⟨
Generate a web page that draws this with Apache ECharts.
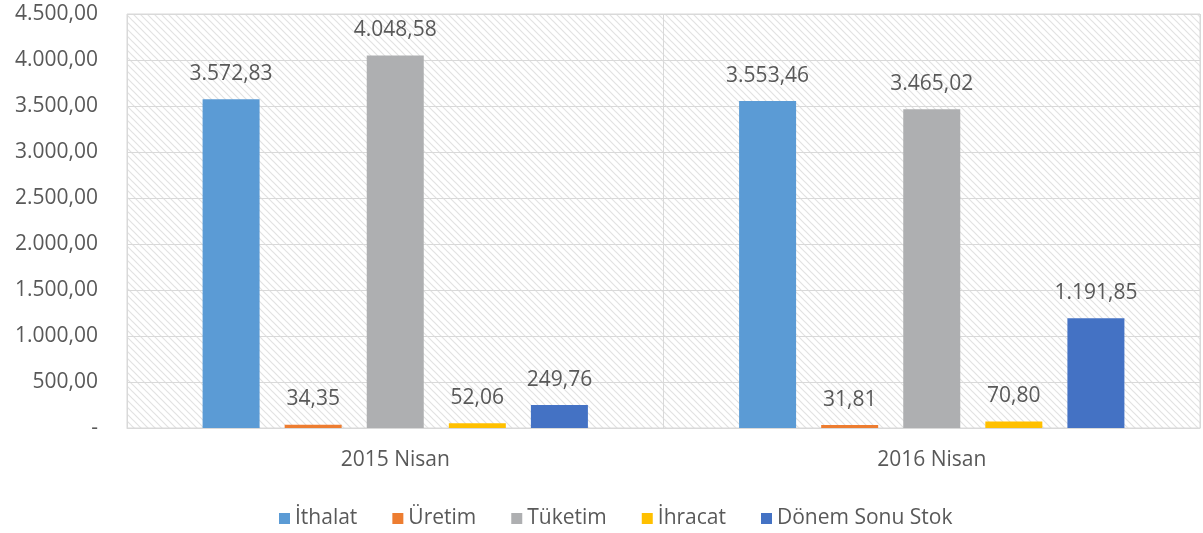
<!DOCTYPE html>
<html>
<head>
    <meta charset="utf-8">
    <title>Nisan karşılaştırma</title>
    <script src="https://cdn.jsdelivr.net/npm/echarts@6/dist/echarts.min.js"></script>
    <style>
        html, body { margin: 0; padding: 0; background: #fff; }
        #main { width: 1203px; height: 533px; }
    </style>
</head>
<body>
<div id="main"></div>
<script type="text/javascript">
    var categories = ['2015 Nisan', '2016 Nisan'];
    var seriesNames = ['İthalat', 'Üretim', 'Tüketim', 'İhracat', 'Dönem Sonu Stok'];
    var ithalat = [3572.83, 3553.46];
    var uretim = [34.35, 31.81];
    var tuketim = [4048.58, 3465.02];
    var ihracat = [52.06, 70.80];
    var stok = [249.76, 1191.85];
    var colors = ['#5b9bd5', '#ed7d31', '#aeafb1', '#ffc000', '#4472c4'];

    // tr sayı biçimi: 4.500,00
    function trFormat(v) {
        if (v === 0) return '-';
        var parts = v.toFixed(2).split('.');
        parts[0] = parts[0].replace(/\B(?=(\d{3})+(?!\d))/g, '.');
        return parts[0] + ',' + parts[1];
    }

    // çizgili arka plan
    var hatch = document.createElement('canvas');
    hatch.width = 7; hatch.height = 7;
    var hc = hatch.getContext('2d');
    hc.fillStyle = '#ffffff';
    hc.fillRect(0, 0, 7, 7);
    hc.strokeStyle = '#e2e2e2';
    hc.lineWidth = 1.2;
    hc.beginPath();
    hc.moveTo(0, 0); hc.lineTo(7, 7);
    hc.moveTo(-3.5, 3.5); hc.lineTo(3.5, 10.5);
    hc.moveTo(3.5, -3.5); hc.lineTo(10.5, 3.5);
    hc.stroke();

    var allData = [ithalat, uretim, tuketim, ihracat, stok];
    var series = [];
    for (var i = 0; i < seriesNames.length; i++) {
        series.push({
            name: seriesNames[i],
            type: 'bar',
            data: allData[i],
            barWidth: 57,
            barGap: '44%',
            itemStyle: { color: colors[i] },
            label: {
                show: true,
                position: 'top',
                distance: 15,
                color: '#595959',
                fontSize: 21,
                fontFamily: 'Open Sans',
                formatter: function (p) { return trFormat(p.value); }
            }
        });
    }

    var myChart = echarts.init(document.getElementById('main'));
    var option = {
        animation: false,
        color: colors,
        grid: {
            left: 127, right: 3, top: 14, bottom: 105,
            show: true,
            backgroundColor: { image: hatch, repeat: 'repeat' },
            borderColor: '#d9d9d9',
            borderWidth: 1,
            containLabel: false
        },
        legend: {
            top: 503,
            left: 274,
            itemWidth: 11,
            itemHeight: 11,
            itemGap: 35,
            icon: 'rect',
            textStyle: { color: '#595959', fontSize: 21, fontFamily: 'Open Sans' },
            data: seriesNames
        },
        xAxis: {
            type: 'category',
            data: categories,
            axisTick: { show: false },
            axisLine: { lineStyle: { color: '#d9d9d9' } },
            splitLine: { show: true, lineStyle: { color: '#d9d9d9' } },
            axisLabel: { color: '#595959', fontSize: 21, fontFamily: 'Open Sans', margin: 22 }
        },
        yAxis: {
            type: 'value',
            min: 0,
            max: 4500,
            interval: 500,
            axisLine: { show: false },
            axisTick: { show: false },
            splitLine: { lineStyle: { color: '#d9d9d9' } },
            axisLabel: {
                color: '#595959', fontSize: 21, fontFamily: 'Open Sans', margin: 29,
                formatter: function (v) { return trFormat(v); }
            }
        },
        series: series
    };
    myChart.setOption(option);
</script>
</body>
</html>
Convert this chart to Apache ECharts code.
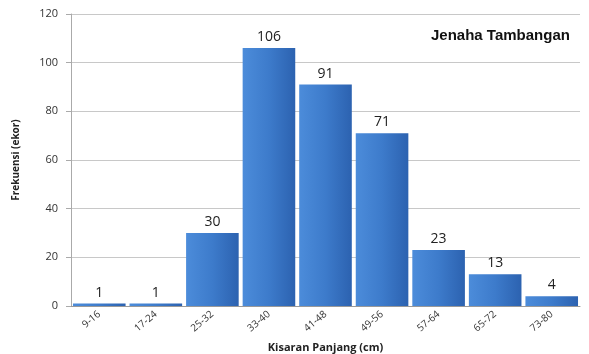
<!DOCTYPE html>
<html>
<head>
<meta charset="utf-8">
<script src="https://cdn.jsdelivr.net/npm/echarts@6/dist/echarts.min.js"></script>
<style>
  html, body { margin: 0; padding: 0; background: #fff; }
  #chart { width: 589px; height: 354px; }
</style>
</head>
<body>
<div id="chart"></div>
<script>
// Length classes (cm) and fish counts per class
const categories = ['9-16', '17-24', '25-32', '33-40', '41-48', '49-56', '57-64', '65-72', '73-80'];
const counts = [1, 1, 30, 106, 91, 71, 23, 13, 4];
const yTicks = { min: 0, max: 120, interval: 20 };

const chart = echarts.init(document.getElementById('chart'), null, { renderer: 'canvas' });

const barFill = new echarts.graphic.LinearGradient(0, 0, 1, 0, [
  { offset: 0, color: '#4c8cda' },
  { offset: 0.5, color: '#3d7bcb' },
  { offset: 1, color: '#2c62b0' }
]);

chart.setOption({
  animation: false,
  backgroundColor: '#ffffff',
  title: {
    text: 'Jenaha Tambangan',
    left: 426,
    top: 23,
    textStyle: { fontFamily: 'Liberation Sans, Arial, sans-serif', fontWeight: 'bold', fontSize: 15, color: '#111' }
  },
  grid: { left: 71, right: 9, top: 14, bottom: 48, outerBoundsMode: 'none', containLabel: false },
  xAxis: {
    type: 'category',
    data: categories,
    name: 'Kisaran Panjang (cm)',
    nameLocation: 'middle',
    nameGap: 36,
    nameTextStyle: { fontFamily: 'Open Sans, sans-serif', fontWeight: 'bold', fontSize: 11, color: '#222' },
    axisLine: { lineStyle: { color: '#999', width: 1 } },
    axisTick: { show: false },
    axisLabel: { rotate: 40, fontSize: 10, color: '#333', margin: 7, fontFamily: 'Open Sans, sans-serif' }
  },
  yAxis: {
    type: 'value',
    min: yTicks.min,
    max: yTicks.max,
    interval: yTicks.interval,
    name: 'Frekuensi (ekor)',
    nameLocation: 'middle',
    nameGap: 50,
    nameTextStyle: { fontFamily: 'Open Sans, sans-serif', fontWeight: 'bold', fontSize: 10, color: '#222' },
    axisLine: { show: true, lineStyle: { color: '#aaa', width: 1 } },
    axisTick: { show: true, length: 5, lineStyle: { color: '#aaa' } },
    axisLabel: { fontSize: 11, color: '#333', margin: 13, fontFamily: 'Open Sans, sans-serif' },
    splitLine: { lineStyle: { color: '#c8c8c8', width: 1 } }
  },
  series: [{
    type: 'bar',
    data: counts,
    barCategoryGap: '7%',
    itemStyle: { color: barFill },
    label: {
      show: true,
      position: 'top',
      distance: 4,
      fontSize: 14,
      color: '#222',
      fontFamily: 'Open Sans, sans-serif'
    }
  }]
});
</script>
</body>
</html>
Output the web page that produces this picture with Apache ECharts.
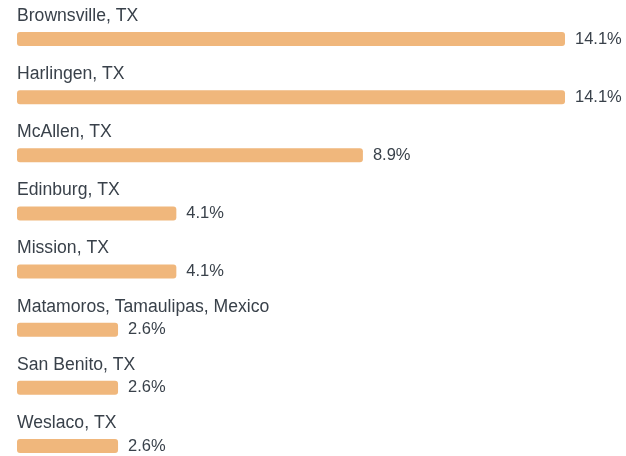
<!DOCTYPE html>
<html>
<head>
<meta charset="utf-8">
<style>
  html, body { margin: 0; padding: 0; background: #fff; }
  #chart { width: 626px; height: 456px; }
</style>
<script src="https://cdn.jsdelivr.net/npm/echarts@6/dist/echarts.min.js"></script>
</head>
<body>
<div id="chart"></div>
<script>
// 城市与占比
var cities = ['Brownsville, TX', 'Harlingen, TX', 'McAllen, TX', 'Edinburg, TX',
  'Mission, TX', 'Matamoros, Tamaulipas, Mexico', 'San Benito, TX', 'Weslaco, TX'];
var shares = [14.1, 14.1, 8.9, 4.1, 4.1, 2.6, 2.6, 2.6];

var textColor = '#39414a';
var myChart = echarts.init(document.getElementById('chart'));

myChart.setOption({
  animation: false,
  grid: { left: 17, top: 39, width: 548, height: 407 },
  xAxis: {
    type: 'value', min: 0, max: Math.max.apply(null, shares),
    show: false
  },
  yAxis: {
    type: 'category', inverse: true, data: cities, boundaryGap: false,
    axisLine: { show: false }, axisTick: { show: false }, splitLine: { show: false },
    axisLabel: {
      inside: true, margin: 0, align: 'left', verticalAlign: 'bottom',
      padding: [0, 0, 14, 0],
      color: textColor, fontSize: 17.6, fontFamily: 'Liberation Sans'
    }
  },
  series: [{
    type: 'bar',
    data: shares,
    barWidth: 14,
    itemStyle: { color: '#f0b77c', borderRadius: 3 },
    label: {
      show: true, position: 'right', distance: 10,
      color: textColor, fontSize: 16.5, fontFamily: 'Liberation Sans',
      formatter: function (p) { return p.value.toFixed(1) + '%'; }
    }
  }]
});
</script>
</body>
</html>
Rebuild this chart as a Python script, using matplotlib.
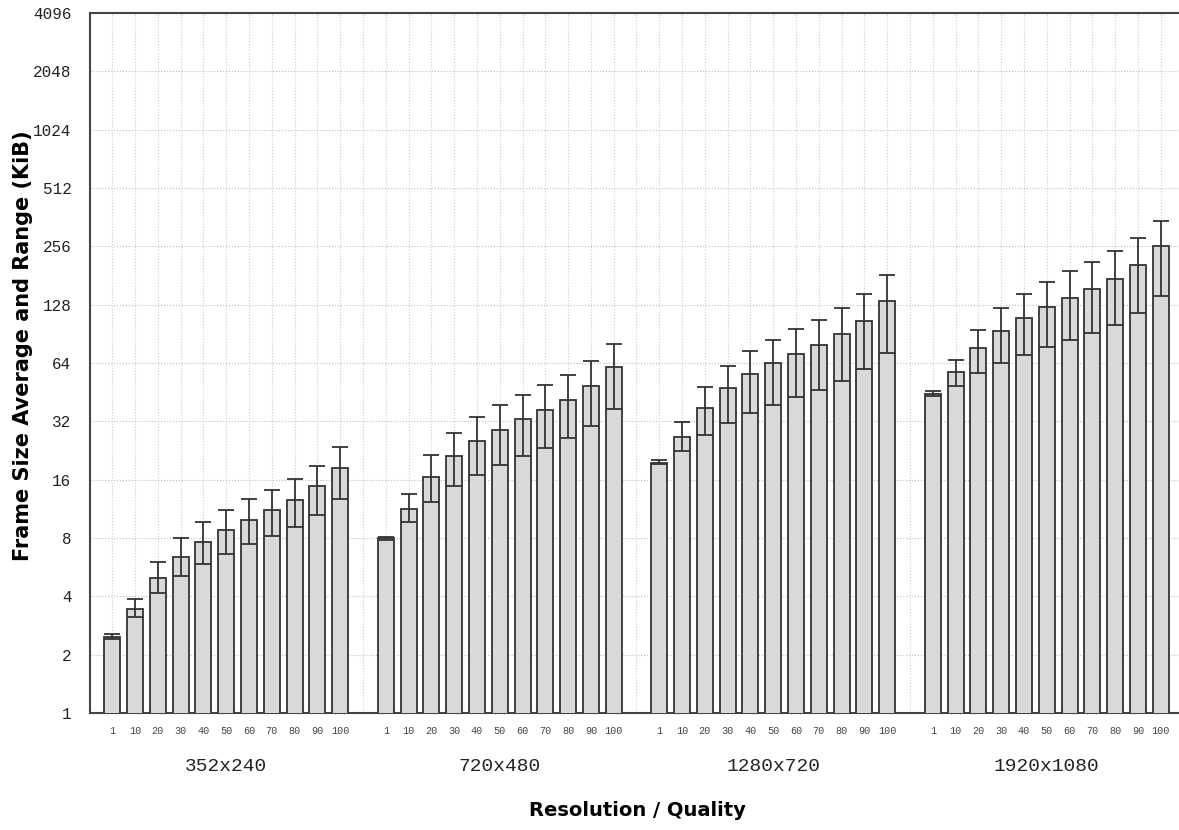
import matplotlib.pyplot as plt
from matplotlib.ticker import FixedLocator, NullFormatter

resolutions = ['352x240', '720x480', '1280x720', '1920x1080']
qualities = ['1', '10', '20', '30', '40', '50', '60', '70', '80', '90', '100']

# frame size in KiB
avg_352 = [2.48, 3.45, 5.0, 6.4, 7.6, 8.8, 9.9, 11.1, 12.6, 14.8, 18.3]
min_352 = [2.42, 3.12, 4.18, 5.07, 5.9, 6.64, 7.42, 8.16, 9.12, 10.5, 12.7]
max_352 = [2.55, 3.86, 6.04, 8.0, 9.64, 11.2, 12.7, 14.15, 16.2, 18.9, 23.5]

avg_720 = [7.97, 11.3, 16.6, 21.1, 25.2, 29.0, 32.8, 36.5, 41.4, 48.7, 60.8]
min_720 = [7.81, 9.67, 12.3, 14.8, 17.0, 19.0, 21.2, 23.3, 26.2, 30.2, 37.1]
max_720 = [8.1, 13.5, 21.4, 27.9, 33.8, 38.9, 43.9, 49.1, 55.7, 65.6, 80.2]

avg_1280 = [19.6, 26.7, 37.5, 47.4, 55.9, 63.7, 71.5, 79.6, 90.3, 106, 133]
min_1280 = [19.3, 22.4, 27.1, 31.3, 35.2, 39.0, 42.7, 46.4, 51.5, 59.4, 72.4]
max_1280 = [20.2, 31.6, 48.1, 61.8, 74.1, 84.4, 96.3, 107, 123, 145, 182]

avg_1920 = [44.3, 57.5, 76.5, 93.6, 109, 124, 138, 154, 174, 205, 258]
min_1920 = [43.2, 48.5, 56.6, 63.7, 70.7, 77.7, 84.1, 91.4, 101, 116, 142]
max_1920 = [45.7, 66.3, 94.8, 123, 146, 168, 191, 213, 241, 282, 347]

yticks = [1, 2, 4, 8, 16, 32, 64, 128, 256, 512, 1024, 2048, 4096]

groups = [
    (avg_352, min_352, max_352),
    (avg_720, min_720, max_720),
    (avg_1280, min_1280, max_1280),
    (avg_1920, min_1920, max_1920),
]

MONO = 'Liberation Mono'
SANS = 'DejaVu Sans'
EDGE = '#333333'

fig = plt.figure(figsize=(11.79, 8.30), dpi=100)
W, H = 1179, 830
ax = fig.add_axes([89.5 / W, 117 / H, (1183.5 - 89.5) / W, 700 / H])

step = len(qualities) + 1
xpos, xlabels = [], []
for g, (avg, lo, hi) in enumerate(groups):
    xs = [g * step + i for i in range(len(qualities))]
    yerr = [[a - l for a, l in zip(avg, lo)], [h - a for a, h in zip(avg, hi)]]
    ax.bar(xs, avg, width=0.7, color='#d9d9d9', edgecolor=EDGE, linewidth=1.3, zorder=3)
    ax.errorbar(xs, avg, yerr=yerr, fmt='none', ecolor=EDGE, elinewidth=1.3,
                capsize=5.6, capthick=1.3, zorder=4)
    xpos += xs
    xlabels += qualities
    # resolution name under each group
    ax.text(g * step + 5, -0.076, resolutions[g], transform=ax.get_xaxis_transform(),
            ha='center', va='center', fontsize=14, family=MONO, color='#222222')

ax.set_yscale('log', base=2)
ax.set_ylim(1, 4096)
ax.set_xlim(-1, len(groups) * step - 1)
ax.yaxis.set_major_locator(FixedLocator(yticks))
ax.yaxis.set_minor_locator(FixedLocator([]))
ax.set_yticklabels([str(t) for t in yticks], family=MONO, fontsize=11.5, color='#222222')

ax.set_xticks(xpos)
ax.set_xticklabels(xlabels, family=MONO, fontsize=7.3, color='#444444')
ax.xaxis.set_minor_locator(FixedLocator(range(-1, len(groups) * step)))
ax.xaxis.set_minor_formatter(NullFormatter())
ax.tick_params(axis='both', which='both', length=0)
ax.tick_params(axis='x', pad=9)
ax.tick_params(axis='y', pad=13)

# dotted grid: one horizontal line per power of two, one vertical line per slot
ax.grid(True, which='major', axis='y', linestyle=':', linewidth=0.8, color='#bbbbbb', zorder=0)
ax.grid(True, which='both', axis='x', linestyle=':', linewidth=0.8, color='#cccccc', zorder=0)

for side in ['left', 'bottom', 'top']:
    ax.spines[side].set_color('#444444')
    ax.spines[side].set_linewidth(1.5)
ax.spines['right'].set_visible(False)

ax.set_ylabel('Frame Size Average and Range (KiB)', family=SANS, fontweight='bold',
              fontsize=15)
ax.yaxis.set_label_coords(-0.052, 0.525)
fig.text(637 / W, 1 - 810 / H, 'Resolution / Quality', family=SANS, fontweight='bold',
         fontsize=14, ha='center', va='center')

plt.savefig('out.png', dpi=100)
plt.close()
⟩
▶ _REQUEST_
Set down the records above word for word, from the first line through the line containing "['#5b9bd5', '#ed7d31', '#aeafb1', '#ffc000', '#4472c4'];", both included; leave out the pictures.

▶ _RIGHT ANSWER_
Generate a web page that draws this with Apache ECharts.
<!DOCTYPE html>
<html>
<head>
    <meta charset="utf-8">
    <title>Nisan karşılaştırma</title>
    <script src="https://cdn.jsdelivr.net/npm/echarts@6/dist/echarts.min.js"></script>
    <style>
        html, body { margin: 0; padding: 0; background: #fff; }
        #main { width: 1203px; height: 533px; }
    </style>
</head>
<body>
<div id="main"></div>
<script type="text/javascript">
    var categories = ['2015 Nisan', '2016 Nisan'];
    var seriesNames = ['İthalat', 'Üretim', 'Tüketim', 'İhracat', 'Dönem Sonu Stok'];
    var ithalat = [3572.83, 3553.46];
    var uretim = [34.35, 31.81];
    var tuketim = [4048.58, 3465.02];
    var ihracat = [52.06, 70.80];
    var stok = [249.76, 1191.85];
    var colors = ['#5b9bd5', '#ed7d31', '#aeafb1', '#ffc000', '#4472c4'];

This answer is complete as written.